E-Cigarettes made by Juul are displayed at Smoke and Gift Shop. (Photo by Justin Sullivan/Getty Images)
This article originally appeared in Stateline, an initiative of The Pew Charitable Trusts.
Major medical groups are urging states that won a $438.5 million settlement in a case against electronic cigarette maker Juul Labs Inc. to use the money for tobacco prevention and cessation programs, particularly those aimed at young people.
Selling e-cigarette products to children is illegal in all 50 states. But teen use of the nicotine-laden products increased after Juul introduced sweet-flavored e-cigarettes in 2017. States and school districts reacted with a variety of educational campaigns designed to dissuade kids from using the harmful and addictive products.
In addition to paying states over six to 10 years, the Sept. 6 settlement agreement prohibits Juul from any further marketing campaigns aimed at young people, limits where products can be sold and advertised, bans flavors not approved by the U.S. Food and Drug Administration and prohibits free samples and brand name merchandise marketing.
In a Sept. 27 letter, the Campaign for Tobacco-Free Kids, American Cancer Society Cancer Action Network, American Heart Association, American Lung Association, Americans for Nonsmokers’ Rights and the Truth Initiative called on the states “to both build on the successes of the historic 1998 Master Settlement Agreement (MSA) with the tobacco industry and avoid some of the mistakes that were made.”
The groups cited a report from the Campaign for Tobacco-Free Kids showing that of the $27 billion states collected from tobacco settlements and taxes in fiscal 2022, only 2.7% was spent on programs to prevent kids from smoking and help smokers quit.
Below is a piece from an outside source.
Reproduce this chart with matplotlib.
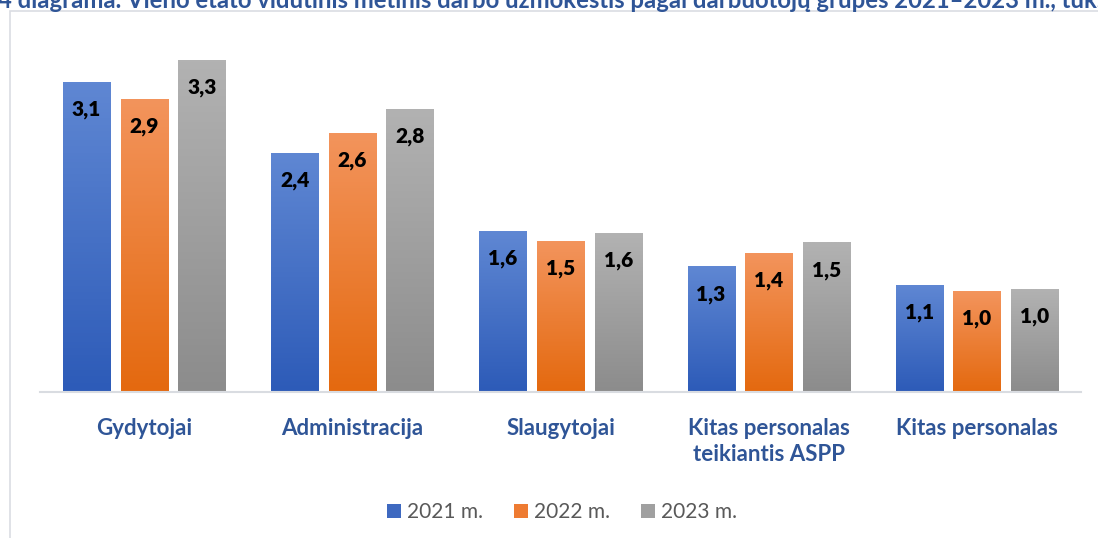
import numpy as np
import matplotlib
matplotlib.use("Agg")
import matplotlib.pyplot as plt
from matplotlib.colors import LinearSegmentedColormap
from matplotlib.patches import Rectangle

categories = ["Gydytojai", "Administracija", "Slaugytojai",
              "Kitas personalas\nteikiantis ASPP", "Kitas personalas"]
years = ["2021 m.", "2022 m.", "2023 m."]
v2021 = [3.10, 2.39, 1.61, 1.26, 1.07]
v2022 = [2.93, 2.59, 1.51, 1.39, 1.01]
v2023 = [3.32, 2.83, 1.59, 1.50, 1.03]
title = ("4 diagrama. Vieno etato vidutinis metinis darbo užmokestis pagal "
         "darbuotojų grupes 2021–2023 m., tūkst. Eur")

# gradient colours (top, bottom) per series
grads = [("#5f87d3", "#2d5bb8"), ("#f3945c", "#e4690f"), ("#b2b2b2", "#8c8c8c")]
legend_cols = ["#3e69c0", "#ee7b32", "#a0a0a0"]

W, H = 1098, 538
fig = plt.figure(figsize=(W / 100, H / 100), dpi=100)
fig.patch.set_facecolor("white")

# chart frame (cut by the screenshot on right/bottom)
fig.add_artist(Rectangle((10 / W, -0.1), 1.2, (H - 11) / H + 0.1,
                         transform=fig.transFigure, fill=False,
                         edgecolor="#dadde3", linewidth=1.2))

# title, clipped at the top of the screenshot
fig.text(-2 / W, 1 - 8 / H, title, ha="left", va="baseline",
         fontsize=17.2, fontweight="bold", color="#2f5597", family="Lato")

ax = fig.add_axes([40 / W, (H - 392) / H, (1081 - 40) / W, (392 - 40) / H])
x = np.arange(len(categories))
width = 0.226
offs = [-0.277, 0, 0.277]

for series, off, (ctop, cbot) in zip([v2021, v2022, v2023], offs, grads):
    bars = ax.bar(x + off, series, width, color="none", edgecolor="none", zorder=2)
    cmap = LinearSegmentedColormap.from_list("g", [cbot, ctop])
    for b, v in zip(bars, series):
        grad = np.linspace(0, 1, 100).reshape(-1, 1)
        im = ax.imshow(grad, cmap=cmap, origin="lower", aspect="auto",
                       extent=(b.get_x(), b.get_x() + b.get_width(), 0, b.get_height()),
                       zorder=2)
        im.set_clip_path(b)
        ax.annotate(f"{v:.1f}".replace(".", ","), (b.get_x() + b.get_width() / 2, v),
                    xytext=(0, -28), textcoords="offset pixels", ha="center",
                    va="center", fontsize=15, fontweight="heavy", color="black",
                    family="Lato", zorder=3)

ax.set_xlim(-0.5, len(categories) - 0.5)
ax.set_ylim(0, 3.52)
ax.set_yticks([])
ax.set_xticks(x)
ax.set_xticklabels(categories, fontsize=16, fontweight="bold", color="#2f5597",
                   family="Lato", linespacing=1.3)
ax.tick_params(axis="x", length=0, pad=19)
for s in ["top", "right", "left"]:
    ax.spines[s].set_visible(False)
ax.spines["bottom"].set_color("#d9dce1")
ax.spines["bottom"].set_linewidth(1.5)
ax.patch.set_alpha(0)

handles = [Rectangle((0, 0), 1, 1, facecolor=c) for c in legend_cols]
fig.legend(handles, years, loc="center", bbox_to_anchor=(562 / W, 1 - 512 / H),
           ncol=3, frameon=False, labelcolor="#595959",
           handlelength=0.65, handleheight=0.65, handletextpad=0.3,
           columnspacing=1.5, prop={"family": "Lato", "size": 15})

fig.savefig("out.png", dpi=100)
“JUUL’s cynically calculated advertising campaigns created a new generation of nicotine addicts,” Connecticut Attorney General William Tong wrote in a statement announcing the deal, which is expected to be finalized in October. “They relentlessly marketed vaping products to underage youth, manipulated their chemical composition to be palatable to inexperienced users, employed an inadequate age verification process, and misled consumers about the nicotine content and addictiveness of its products.”
Juul in a statement called the settlement “a significant part of our ongoing commitment to resolve issues from the past.”
“The terms of the agreement are aligned with our current business practices which we started to implement after our company-wide reset in the Fall of 2019,” it added.
According to the federal Centers for Disease Control and Prevention, more than 2 million middle and high school students reported using e-cigarettes in 2021, with at least 8 in 10 of them using flavored products.
In 2019, Gov. Gretchen Whitmer made Michigan the first state to ban flavored e-cigarette products to reduce youth vaping. Other states issued similar orders and all states included e-cigarettes in laws limiting tobacco sales to underage people. At least 18 states raised their legal smoking age to 21.
In 2020, the FDA banned all flavors of nicotine products other than menthol and tobacco.
In announcing the settlement, attorneys general in several states said they intended to use the money for smoking cessation and prevention programs. In its letter, the health groups urged all states to “translate that admirable intention into a firm commitment expressed in the text of the final agreement.”
In 2020, attorneys general in Connecticut, Oregon and Texas began investigating the company’s marketing and sales practices and were joined by 30 other states: Alabama, Arkansas, Delaware, Georgia, Hawaii, Idaho, Indiana, Kansas, Kentucky, Maryland, Maine, Mississippi, Montana, North Dakota, Nebraska, New Hampshire, New Jersey, Nevada, Ohio, Oklahoma, Rhode Island, South Carolina, South Dakota, Tennessee, Texas, Utah, Virginia, Vermont, Wisconsin and Wyoming.
Maine has since opted out of the settlement, objecting to a provision that would prevent school districts from suing Juul.